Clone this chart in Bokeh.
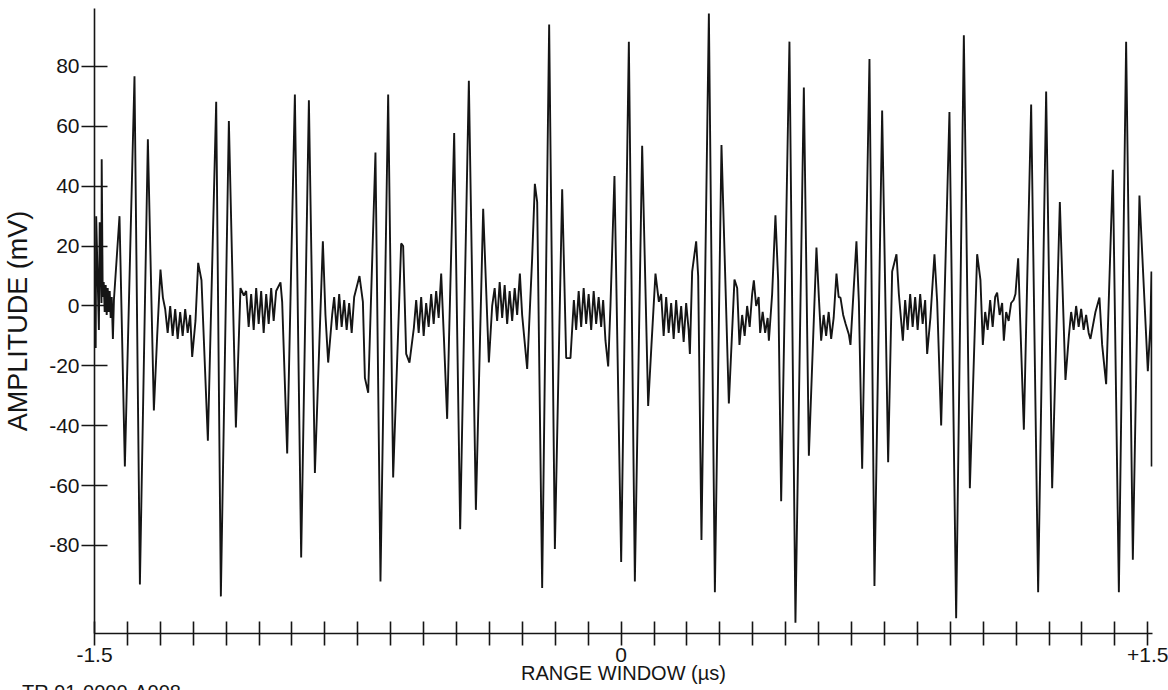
from bokeh.plotting import figure
from bokeh.models import Range1d, FixedTicker, Div
from bokeh.layouts import column
from bokeh.embed import file_html
from bokeh.resources import INLINE

# ---- data: time (us) and amplitude (mV) -----------------------------------
time_us = [
    -1.4966, -1.4952, -1.4875, -1.4852, -1.4801, -1.4795, -1.4766, -1.4738, -1.4710, -1.4681,
    -1.4653, -1.4624, -1.4596, -1.4567, -1.4539, -1.4510, -1.4476, -1.4447,
    -1.4288, -1.4135, -1.3861, -1.3707, -1.3480, -1.3309, -1.3215, -1.3121, -1.3052,
    -1.2987, -1.2916, -1.2844, -1.2773, -1.2702, -1.2631, -1.2560, -1.2489, -1.2417, -1.2346,
    -1.2275, -1.2218, -1.2124,
    -1.2047, -1.1953, -1.1771, -1.1534, -1.1401, -1.1173, -1.0973, -1.0842, -1.0746,
    -1.0680, -1.0609, -1.0538, -1.0466, -1.0395, -1.0324, -1.0253, -1.0182, -1.0110, -1.0039,
    -0.9968, -0.9897, -0.9826, -0.9703, -0.9655,
    -0.9512, -0.9293, -0.9114, -0.8894, -0.8723, -0.8496, -0.8422, -0.8345, -0.8231,
    -0.8174, -0.8103, -0.8031, -0.7960, -0.7889, -0.7818, -0.7747, -0.7675, -0.7604, -0.7453,
    -0.7356, -0.7299,
    -0.7205, -0.6998, -0.6855, -0.6636, -0.6494, -0.6266, -0.6209, -0.6123, -0.6029, -0.5904,
    -0.5838, -0.5767, -0.5696, -0.5625, -0.5554, -0.5483, -0.5411, -0.5340, -0.5269, -0.5198,
    -0.5126, -0.5050, -0.4956, -0.4907, -0.4756, -0.4585, -0.4338, -0.4138, -0.3930, -0.3768,
    -0.3674,
    -0.3603, -0.3532, -0.3460, -0.3389, -0.3318, -0.3247, -0.3176, -0.3104, -0.3033, -0.2962,
    -0.2885, -0.2820,
    -0.2677, -0.2535, -0.2458, -0.2392, -0.2250, -0.2051, -0.1888, -0.1680, -0.1566, -0.1444,
    -0.1347,
    -0.1282, -0.1210, -0.1139, -0.1068, -0.0997, -0.0926, -0.0854, -0.0783, -0.0712, -0.0641,
    -0.0570, -0.0513, -0.0447,
    -0.0370, -0.0305, -0.0191, 0.0000, 0.0219, 0.0390, 0.0598, 0.0769, 0.0863, 0.0977, 0.1074,
    0.1139, 0.1210, 0.1282, 0.1353, 0.1424, 0.1495, 0.1566, 0.1638, 0.1709, 0.1780, 0.1851,
    0.1922, 0.1957, 0.2022, 0.2136, 0.2193,
    0.2287, 0.2498, 0.2669, 0.2857, 0.3067, 0.3227, 0.3304, 0.3369,
    0.3446, 0.3517, 0.3588, 0.3660, 0.3731, 0.3779, 0.3845, 0.3916, 0.3959, 0.4030, 0.4101,
    0.4172, 0.4207, 0.4300,
    0.4394, 0.4471, 0.4557, 0.4793, 0.4964, 0.5203, 0.5346, 0.5562, 0.5631, 0.5696,
    0.5767, 0.5838, 0.5910, 0.5981, 0.6052, 0.6132, 0.6194, 0.6246, 0.6323, 0.6394, 0.6485,
    0.6531,
    0.6701, 0.6770, 0.6864, 0.7072, 0.7214, 0.7433, 0.7604, 0.7718, 0.7841, 0.7909, 0.8023,
    0.8088, 0.8160, 0.8231, 0.8302, 0.8373, 0.8444, 0.8516, 0.8587, 0.8658, 0.8715, 0.8809,
    0.8923, 0.9000, 0.9114, 0.9350, 0.9541, 0.9760, 0.9931, 1.0139, 1.0233, 1.0301,
    1.0367, 1.0438, 1.0509, 1.0581, 1.0652, 1.0708, 1.0780, 1.0851, 1.0899, 1.0965, 1.1036,
    1.1107, 1.1178, 1.1230,
    1.1307, 1.1372, 1.1469, 1.1677, 1.1876, 1.2104, 1.2275, 1.2494, 1.2654, 1.2751,
    1.2816, 1.2887, 1.2958, 1.3030, 1.3101, 1.3172, 1.3243, 1.3315, 1.3366, 1.3508, 1.3622,
    1.3699,
    1.3813, 1.4004, 1.4175, 1.4382, 1.4573, 1.4761, 1.5000, 1.5075, 1.5103, 1.5109,
]

amplitude_mv = [
    -14, 30, -8, 28, 1, 49, 3, 8, -2, 7,
    -3, 6, -2, 5, -4, 3, -11, 2,
    30, -53.6, 76.7, -93, 55.7, -34.9, -10, 12.2, 2.8,
    -1, -9, 0, -10, -1, -11, -2, -10, -1, -9,
    -3, -17, -5,
    14.4, 8.6, -45, 68.2, -97, 61.8, -40.6, 6, 3.5,
    5, -7, 4, -8, 6, -6, 5, -9, 4, -6,
    6, -5, 5, 7.9, 1.4,
    -49.3, 70.6, -84, 68.7, -55.8, 21.6, -3, -18.9, -3,
    3, -8, 4, -7, 2, -8, 1, -9, 3, 10,
    1.4, -24,
    -29, 51.3, -92, 70.6, -57.3, 20.9, 20, -16, -18.9, -7.3,
    2, -9, 3, -10, 1, -7, 4, -6, 5, -4,
    10.8, -10.2, -37.7, -13, 57.8, -74.6, 75.2, -68.1, 32.5, -18.9,
    0,
    6, -5, 8, -4, 7, -6, 5, -5, 6, -3,
    10.8, -3,
    -21, 16, 40.8, 34.7, -94.2, 94, -81.2, 39, -17.4, -17.4,
    2,
    -8, 5, -7, 6, -6, 4, -8, 5, -6, 3,
    -7, 2, -11.6,
    -20.2, 0, 43.4, -85.5, 88.3, -92, 53.5, -33.4, -13, 10.8, 1.4,
    4, -10, 3, -9, 1, -11, 2, -9, 0, -12, 1,
    -8, -16, 11.5, 21.6, 10,
    -78.2, 97.7, -95.6, 53.8, -32.6, 8.8, 6, -13,
    -3, -10, 0, -7, 4, 8.6, 0, 3, -9, -2, -9,
    -4, -11.6, 4,
    30.3, 8.6, -65.2, 88.3, -105.8, 73, -50, 19.5, 2.8, -11.6,
    -3, -10, -2, -11, -4, 10.8, 3, 2.8, -3, -6, -9.5,
    -13,
    21.6, 1.4, -54.4, 82.5, -93.5, 65.3, -52.2, 11.5, 17.3, 4, -11.6,
    2, -8, 4, -7, 3, -8, 4, -6, 2, -16, -3.7,
    17.3, 1.4, -39.9, 64.8, -104.3, 90.4, -60.9, 17.3, 8.6, -13,
    -2, -8, 2, -7, 3, 4.5, -3, 1, -11.6, -2, -5,
    1, 2, 4,
    15.9, -7.3, -41.3, 67.3, -95.6, 71.6, -60.9, 34.7, -24.7, -10,
    -2, -8, 0, -7, -1, -8, -3, -9, -11, -2, 2.8,
    -13,
    -26.1, 45.5, -95.6, 88.3, -84.8, 36.9, -21.8, -5.8, 11.5, -53.6,
]

y_ticks = [-80, -60, -40, -20, 0, 20, 40, 60, 80]
y_tick_labels = ["-80", "-60", "-40", "-20", "0", "20", "40", "60", "80"]
x_tick_step = 1.5 / 16          # 16 tick intervals between -1.5 and 0
x_ticks = [-1.5 + k * x_tick_step for k in range(33)]
x_tick_labels = {-1.5: "-1.5", 0.0: "0", 1.5: "+1.5"}

x_label = "RANGE WINDOW (\u00b5s)"
y_label = "AMPLITUDE (mV)"
footer = "TR 91-0000-A008"

FONT = "Liberation Sans"
INK = "#151515"

p = figure(
    frame_width=1058, frame_height=625,
    x_range=Range1d(-1.5, 1.5133), y_range=Range1d(-109.4, 99.37),
    min_border_left=91, min_border_right=18, min_border_top=8, min_border_bottom=57,
    output_backend="svg", toolbar_location=None, title=None,
)
p.outline_line_color = None
p.grid.visible = False
p.background_fill_color = "white"
p.border_fill_color = "white"

p.line(time_us, amplitude_mv, line_color=INK, line_width=1.9)

xa = p.xaxis[0]
xa.ticker = FixedTicker(ticks=x_ticks)
overrides = {}
for t in x_ticks:
    overrides[t] = ""
overrides.update(x_tick_labels)
xa.major_label_overrides = overrides
xa.major_tick_in = 12
xa.major_tick_out = 12
xa.minor_tick_line_color = None
xa.axis_line_width = 1.6
xa.major_tick_line_width = 1.6
xa.axis_line_color = INK
xa.major_tick_line_color = INK
xa.major_label_standoff = 2
xa.major_label_text_font = FONT
xa.major_label_text_font_size = "21px"
xa.major_label_text_color = INK
xa.axis_label = x_label
xa.axis_label_standoff = -3
xa.axis_label_text_font = FONT
xa.axis_label_text_font_size = "20px"
xa.axis_label_text_font_style = "normal"
xa.axis_label_text_color = INK

ya = p.yaxis[0]
ya.ticker = FixedTicker(ticks=y_ticks)
ya.major_label_overrides = dict(zip(y_ticks, y_tick_labels))
ya.major_tick_in = 13
ya.major_tick_out = 13
ya.minor_tick_line_color = None
ya.axis_line_width = 1.6
ya.major_tick_line_width = 1.6
ya.axis_line_color = INK
ya.major_tick_line_color = INK
ya.major_label_standoff = 2
ya.major_label_text_font = FONT
ya.major_label_text_font_size = "21px"
ya.major_label_text_color = INK
ya.axis_label = y_label
ya.axis_label_standoff = 13
ya.axis_label_text_font = FONT
ya.axis_label_text_font_size = "27px"
ya.axis_label_text_font_style = "normal"
ya.axis_label_text_color = INK

foot = Div(
    text=footer, width=300, height=8, margin=(-8, 0, 0, 22),
    styles={"font-family": "Liberation Sans", "font-size": "20px",
            "line-height": "1", "color": INK, "overflow": "hidden",
            "white-space": "nowrap"},
)

layout = column(p, foot, spacing=0)
open("out.html", "w").write(file_html(layout, INLINE))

------------------------------------------------

__WORK TO BE COMPLETED__.
Restate the data word for word from its first line through the line with "from bokeh.resources import INLINE", leaving out any picture along the way.

__SOLUTION BELOW__.
Clone this chart in Bokeh.
from bokeh.plotting import figure
from bokeh.models import Range1d, FixedTicker, Div
from bokeh.layouts import column
from bokeh.embed import file_html
from bokeh.resources import INLINE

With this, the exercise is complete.